Submitted to: International Geoscience and Remote Sensing Symposium Proceedings
Publication Type: Proceedings
Publication Acceptance Date: 6/15/2004
Publication Date: 9/20/2004
Citation: Liang, S., Fang, H., Hoogenboom, G., Teasdale, J.R., Cavigelli, M.A. 2004. Estimation of crop yield at the regional scale from modis observations. Proceedings of International Geoscience and Remote Sensing Symposium. 3:1625-1628. Interpretive Summary: Crop yields are influenced by climate, genetics, crop management, and the physical and chemical properties of soils, and may vary considerably both spatially and temporally. Accurate, objective, reliable and timely predictions of crop yields over large areas are critical for national food security through policy making on import/export plans and prices. Remote sensing data have been widely used for crop yield estimation. This method is eventually a statistical model and cannot predict the time-dependent processes of growth and field formation that are critical for real-time yield forecasting. The most promising method is the combination of remote sensing and crop growth modeling. In this study, we have developed a procedure using the data assimilation method to estimate crop yield at the regional scale from remote sensing MODIS (Medium resolution imaging spectroradiometer) data. The crop models that encompass the Decision Support System for Agrotechnology Transfer (DSSAT) and a copy radiative transfer model are coupled, and the MODIS EVI data at 250m resolution and LAI product at 1 km resolution were assimilated into the coupled model to adjust the key parameters in the crop growth model. The results compared favorably with the USDA/NASS agricultural statistics data at the county level and are very encouraging. This approach will be useful to scientists and policy makers interested in estimating crop yields at a regional scale.

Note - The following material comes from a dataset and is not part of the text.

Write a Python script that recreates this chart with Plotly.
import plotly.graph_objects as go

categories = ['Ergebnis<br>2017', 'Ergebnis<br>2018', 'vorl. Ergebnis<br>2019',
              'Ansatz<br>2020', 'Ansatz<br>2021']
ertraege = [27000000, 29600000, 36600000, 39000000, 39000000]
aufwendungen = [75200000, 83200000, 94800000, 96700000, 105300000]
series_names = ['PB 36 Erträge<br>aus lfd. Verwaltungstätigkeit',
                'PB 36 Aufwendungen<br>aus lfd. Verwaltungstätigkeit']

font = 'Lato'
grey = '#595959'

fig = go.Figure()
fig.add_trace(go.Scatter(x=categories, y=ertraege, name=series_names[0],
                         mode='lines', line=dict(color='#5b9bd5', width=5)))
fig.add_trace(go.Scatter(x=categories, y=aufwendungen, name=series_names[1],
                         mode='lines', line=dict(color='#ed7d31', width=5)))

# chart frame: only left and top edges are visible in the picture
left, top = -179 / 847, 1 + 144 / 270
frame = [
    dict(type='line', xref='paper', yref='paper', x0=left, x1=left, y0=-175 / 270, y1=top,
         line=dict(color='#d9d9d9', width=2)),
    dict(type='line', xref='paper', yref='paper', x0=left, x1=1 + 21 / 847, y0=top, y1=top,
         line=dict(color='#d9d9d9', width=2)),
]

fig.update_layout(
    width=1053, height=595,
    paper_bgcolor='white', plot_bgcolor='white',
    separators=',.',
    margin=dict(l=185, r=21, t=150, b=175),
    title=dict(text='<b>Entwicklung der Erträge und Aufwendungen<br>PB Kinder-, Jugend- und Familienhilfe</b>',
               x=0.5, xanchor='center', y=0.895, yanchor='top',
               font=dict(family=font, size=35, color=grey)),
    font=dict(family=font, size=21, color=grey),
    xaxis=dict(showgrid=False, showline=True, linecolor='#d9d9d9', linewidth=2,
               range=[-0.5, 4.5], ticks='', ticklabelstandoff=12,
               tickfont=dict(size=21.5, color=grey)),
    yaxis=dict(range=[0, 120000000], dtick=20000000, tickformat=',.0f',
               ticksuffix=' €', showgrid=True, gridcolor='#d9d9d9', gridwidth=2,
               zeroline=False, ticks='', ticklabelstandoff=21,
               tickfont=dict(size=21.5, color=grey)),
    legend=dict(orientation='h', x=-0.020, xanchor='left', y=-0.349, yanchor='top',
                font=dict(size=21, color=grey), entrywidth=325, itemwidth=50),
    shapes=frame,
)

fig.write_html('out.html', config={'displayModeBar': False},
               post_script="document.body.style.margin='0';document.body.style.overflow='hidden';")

Technical Abstract: This study presents some preliminary results on estimating crop yield at the regional scale from MODIS (Medium resolution imaging spectroradiometer) data using the data assimilation method. MODIS data products include leaf area index (LAI) and enhanced vegetation index (EVI). The crop growth models of DSSAT were used in this study, which are driven by weather, soil and crop management data. Some of the variables of the models were adjusted through data assimilation algorithms for accurate prediction of crop yields.